### The request
Output every line of the material exactly, omitting images.

######

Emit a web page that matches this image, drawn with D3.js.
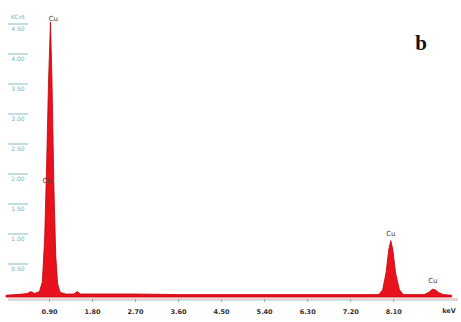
<!DOCTYPE html>
<html>
<head>
<meta charset="utf-8">
<script src="https://cdn.jsdelivr.net/npm/d3@7"></script>
<style>
  html, body { margin: 0; padding: 0; background: #fff; }
  svg { display: block; }
</style>
</head>
<body>
<svg id="chart" width="461" height="322"></svg>
<script>
// EDX spectrum: energy (keV) and counts (KCnt)
const energyKeV = [0.00, 0.20, 0.35, 0.45, 0.52, 0.60, 0.70, 0.76, 0.81, 0.85, 0.89, 0.93, 0.96, 1.00, 1.04, 1.08, 1.13, 1.25,
  1.42, 1.49, 1.56, 1.80, 2.70, 3.60, 4.50, 5.40, 6.30, 7.20, 7.80,
  7.88, 7.95, 8.01, 8.05, 8.09, 8.15, 8.23, 8.31,
  8.75, 8.85, 8.92, 8.98, 9.06, 9.15, 9.32];
const countsK = [0.03, 0.04, 0.05, 0.06, 0.09, 0.06, 0.09, 0.25, 1.00, 2.20, 3.60, 4.58, 3.70, 1.90, 0.70, 0.22, 0.08, 0.05,
  0.05, 0.09, 0.05, 0.05, 0.05, 0.04, 0.04, 0.04, 0.04, 0.04, 0.04,
  0.12, 0.40, 0.80, 0.94, 0.80, 0.40, 0.12, 0.04,
  0.04, 0.08, 0.13, 0.12, 0.07, 0.04, 0.03];

// axis ticks
const xTicks = [0.90, 1.80, 2.70, 3.60, 4.50, 5.40, 6.30, 7.20, 8.10];
const xTickLabels = ["0.90", "1.80", "2.70", "3.60", "4.50", "5.40", "6.30", "7.20", "8.10"];
const yTicks = [0.5, 1.0, 1.5, 2.0, 2.5, 3.0, 3.5, 4.0, 4.5];
const yTickLabels = ["0.50", "1.00", "1.50", "2.00", "2.50", "3.00", "3.50", "4.00", "4.50"];

// peak labels
const peakNames = ["Cu", "Cu", "Cu", "Cu"];
const peakEnergy = [0.99, 0.86, 8.05, 8.93];
const peakLabelCounts = [4.60, 1.90, 1.02, 0.24];

const panelLabel = "b";

const svg = d3.select("#chart");

const x = d3.scaleLinear().domain([0, 9.32]).range([6, 451.5]);
const y = d3.scaleLinear().domain([0, 4.5]).range([297, 27]);

const pts = energyKeV.map((e, i) => ({ e, c: countsK[i] }));

// y-axis labels (teal, left side)
const yg = svg.append("g");
yTicks.forEach((t, i) => {
  const yy = y(t);
  yg.append("line")
    .attr("x1", 8).attr("x2", 28)
    .attr("y1", yy - 3).attr("y2", yy - 3)
    .attr("stroke", "#9cc6c6").attr("stroke-width", 1.2);
  yg.append("text")
    .attr("x", 18).attr("y", yy + 4)
    .attr("text-anchor", "middle")
    .attr("font-family", "DejaVu Sans, sans-serif")
    .attr("font-size", 6)
    .attr("fill", "#7fb0b0")
    .text(yTickLabels[i]);
});
yg.append("text")
  .attr("x", 18).attr("y", 19)
  .attr("text-anchor", "middle")
  .attr("font-family", "DejaVu Sans, sans-serif")
  .attr("font-size", 6)
  .attr("fill", "#7fb0b0")
  .text("KCnt");

// x axis line and ticks
const axisY = 299;
svg.append("line")
  .attr("x1", 8).attr("x2", 458)
  .attr("y1", axisY).attr("y2", axisY)
  .attr("stroke", "#e4a0a0").attr("stroke-width", 1);
svg.append("line")
  .attr("x1", 8).attr("x2", 458)
  .attr("y1", axisY + 1.5).attr("y2", axisY + 1.5)
  .attr("stroke", "#bcdada").attr("stroke-width", 0.8);

const xAxis = d3.axisBottom(x)
  .tickValues(xTicks)
  .tickFormat((d, i) => xTickLabels[i])
  .tickSize(3)
  .tickPadding(7);
const xg = svg.append("g")
  .attr("transform", `translate(0,${axisY})`)
  .call(xAxis);
xg.select(".domain").remove();
xg.selectAll(".tick line").attr("stroke", "#8a9a9a").attr("stroke-width", 0.8);
xg.selectAll(".tick text")
  .attr("font-family", "DejaVu Sans, sans-serif")
  .attr("font-size", 6.5)
  .attr("font-weight", "bold")
  .attr("fill", "#333");

svg.append("text")
  .attr("x", 449).attr("y", axisY + 14)
  .attr("text-anchor", "middle")
  .attr("font-family", "DejaVu Sans, sans-serif")
  .attr("font-size", 6.5)
  .attr("font-weight", "bold")
  .attr("fill", "#333")
  .text("keV");

// spectrum
const area = d3.area()
  .x(d => x(d.e))
  .y0(y(0))
  .y1(d => y(d.c));
svg.append("path")
  .datum(pts)
  .attr("d", area)
  .attr("fill", "#e8121c")
  .attr("stroke", "#c0000c")
  .attr("stroke-width", 0.8)
  .attr("stroke-linejoin", "round");

// peak labels
peakNames.forEach((n, i) => {
  svg.append("text")
    .attr("x", x(peakEnergy[i]))
    .attr("y", y(peakLabelCounts[i]))
    .attr("text-anchor", "middle")
    .attr("font-family", "DejaVu Sans, sans-serif")
    .attr("font-size", 7)
    .attr("fill", "#444")
    .text(n);
});

// panel letter
svg.append("text")
  .attr("x", 421).attr("y", 50)
  .attr("text-anchor", "middle")
  .attr("font-family", "Liberation Serif, Times New Roman, serif")
  .attr("font-size", 21)
  .attr("font-weight", "bold")
  .attr("fill", "#111")
  .text(panelLabel);
</script>
</body>
</html>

######

### Written response
Emit a web page that matches this image, drawn with D3.js.
<!DOCTYPE html>
<html>
<head>
<meta charset="utf-8">
<script src="https://cdn.jsdelivr.net/npm/d3@7"></script>
<style>
  html, body { margin: 0; padding: 0; background: #fff; }
  svg { display: block; }
</style>
</head>
<body>
<svg id="chart" width="461" height="322"></svg>
<script>
// EDX spectrum: energy (keV) and counts (KCnt)
const energyKeV = [0.00, 0.20, 0.35, 0.45, 0.52, 0.60, 0.70, 0.76, 0.81, 0.85, 0.89, 0.93, 0.96, 1.00, 1.04, 1.08, 1.13, 1.25,
  1.42, 1.49, 1.56, 1.80, 2.70, 3.60, 4.50, 5.40, 6.30, 7.20, 7.80,
  7.88, 7.95, 8.01, 8.05, 8.09, 8.15, 8.23, 8.31,
  8.75, 8.85, 8.92, 8.98, 9.06, 9.15, 9.32];
const countsK = [0.03, 0.04, 0.05, 0.06, 0.09, 0.06, 0.09, 0.25, 1.00, 2.20, 3.60, 4.58, 3.70, 1.90, 0.70, 0.22, 0.08, 0.05,
  0.05, 0.09, 0.05, 0.05, 0.05, 0.04, 0.04, 0.04, 0.04, 0.04, 0.04,
  0.12, 0.40, 0.80, 0.94, 0.80, 0.40, 0.12, 0.04,
  0.04, 0.08, 0.13, 0.12, 0.07, 0.04, 0.03];

// axis ticks
const xTicks = [0.90, 1.80, 2.70, 3.60, 4.50, 5.40, 6.30, 7.20, 8.10];
const xTickLabels = ["0.90", "1.80", "2.70", "3.60", "4.50", "5.40", "6.30", "7.20", "8.10"];
const yTicks = [0.5, 1.0, 1.5, 2.0, 2.5, 3.0, 3.5, 4.0, 4.5];
const yTickLabels = ["0.50", "1.00", "1.50", "2.00", "2.50", "3.00", "3.50", "4.00", "4.50"];

// peak labels
const peakNames = ["Cu", "Cu", "Cu", "Cu"];
const peakEnergy = [0.99, 0.86, 8.05, 8.93];
const peakLabelCounts = [4.60, 1.90, 1.02, 0.24];

const panelLabel = "b";

const svg = d3.select("#chart");

const x = d3.scaleLinear().domain([0, 9.32]).range([6, 451.5]);
const y = d3.scaleLinear().domain([0, 4.5]).range([297, 27]);

const pts = energyKeV.map((e, i) => ({ e, c: countsK[i] }));

// y-axis labels (teal, left side)
const yg = svg.append("g");
yTicks.forEach((t, i) => {
  const yy = y(t);
  yg.append("line")
    .attr("x1", 8).attr("x2", 28)
    .attr("y1", yy - 3).attr("y2", yy - 3)
    .attr("stroke", "#9cc6c6").attr("stroke-width", 1.2);
  yg.append("text")
    .attr("x", 18).attr("y", yy + 4)
    .attr("text-anchor", "middle")
    .attr("font-family", "DejaVu Sans, sans-serif")
    .attr("font-size", 6)
    .attr("fill", "#7fb0b0")
    .text(yTickLabels[i]);
});
yg.append("text")
  .attr("x", 18).attr("y", 19)
  .attr("text-anchor", "middle")
  .attr("font-family", "DejaVu Sans, sans-serif")
  .attr("font-size", 6)
  .attr("fill", "#7fb0b0")
  .text("KCnt");

// x axis line and ticks
const axisY = 299;
svg.append("line")
  .attr("x1", 8).attr("x2", 458)
  .attr("y1", axisY).attr("y2", axisY)
  .attr("stroke", "#e4a0a0").attr("stroke-width", 1);
svg.append("line")
  .attr("x1", 8).attr("x2", 458)
  .attr("y1", axisY + 1.5).attr("y2", axisY + 1.5)
  .attr("stroke", "#bcdada").attr("stroke-width", 0.8);

const xAxis = d3.axisBottom(x)
  .tickValues(xTicks)
  .tickFormat((d, i) => xTickLabels[i])
  .tickSize(3)
  .tickPadding(7);
const xg = svg.append("g")
  .attr("transform", `translate(0,${axisY})`)
  .call(xAxis);
xg.select(".domain").remove();
xg.selectAll(".tick line").attr("stroke", "#8a9a9a").attr("stroke-width", 0.8);
xg.selectAll(".tick text")
  .attr("font-family", "DejaVu Sans, sans-serif")
  .attr("font-size", 6.5)
  .attr("font-weight", "bold")
  .attr("fill", "#333");

svg.append("text")
  .attr("x", 449).attr("y", axisY + 14)
  .attr("text-anchor", "middle")
  .attr("font-family", "DejaVu Sans, sans-serif")
  .attr("font-size", 6.5)
  .attr("font-weight", "bold")
  .attr("fill", "#333")
  .text("keV");

// spectrum
const area = d3.area()
  .x(d => x(d.e))
  .y0(y(0))
  .y1(d => y(d.c));
svg.append("path")
  .datum(pts)
  .attr("d", area)
  .attr("fill", "#e8121c")
  .attr("stroke", "#c0000c")
  .attr("stroke-width", 0.8)
  .attr("stroke-linejoin", "round");

// peak labels
peakNames.forEach((n, i) => {
  svg.append("text")
    .attr("x", x(peakEnergy[i]))
    .attr("y", y(peakLabelCounts[i]))
    .attr("text-anchor", "middle")
    .attr("font-family", "DejaVu Sans, sans-serif")
    .attr("font-size", 7)
    .attr("fill", "#444")
    .text(n);
});

// panel letter
svg.append("text")
  .attr("x", 421).attr("y", 50)
  .attr("text-anchor", "middle")
  .attr("font-family", "Liberation Serif, Times New Roman, serif")
  .attr("font-size", 21)
  .attr("font-weight", "bold")
  .attr("fill", "#111")
  .text(panelLabel);
</script>
</body>
</html>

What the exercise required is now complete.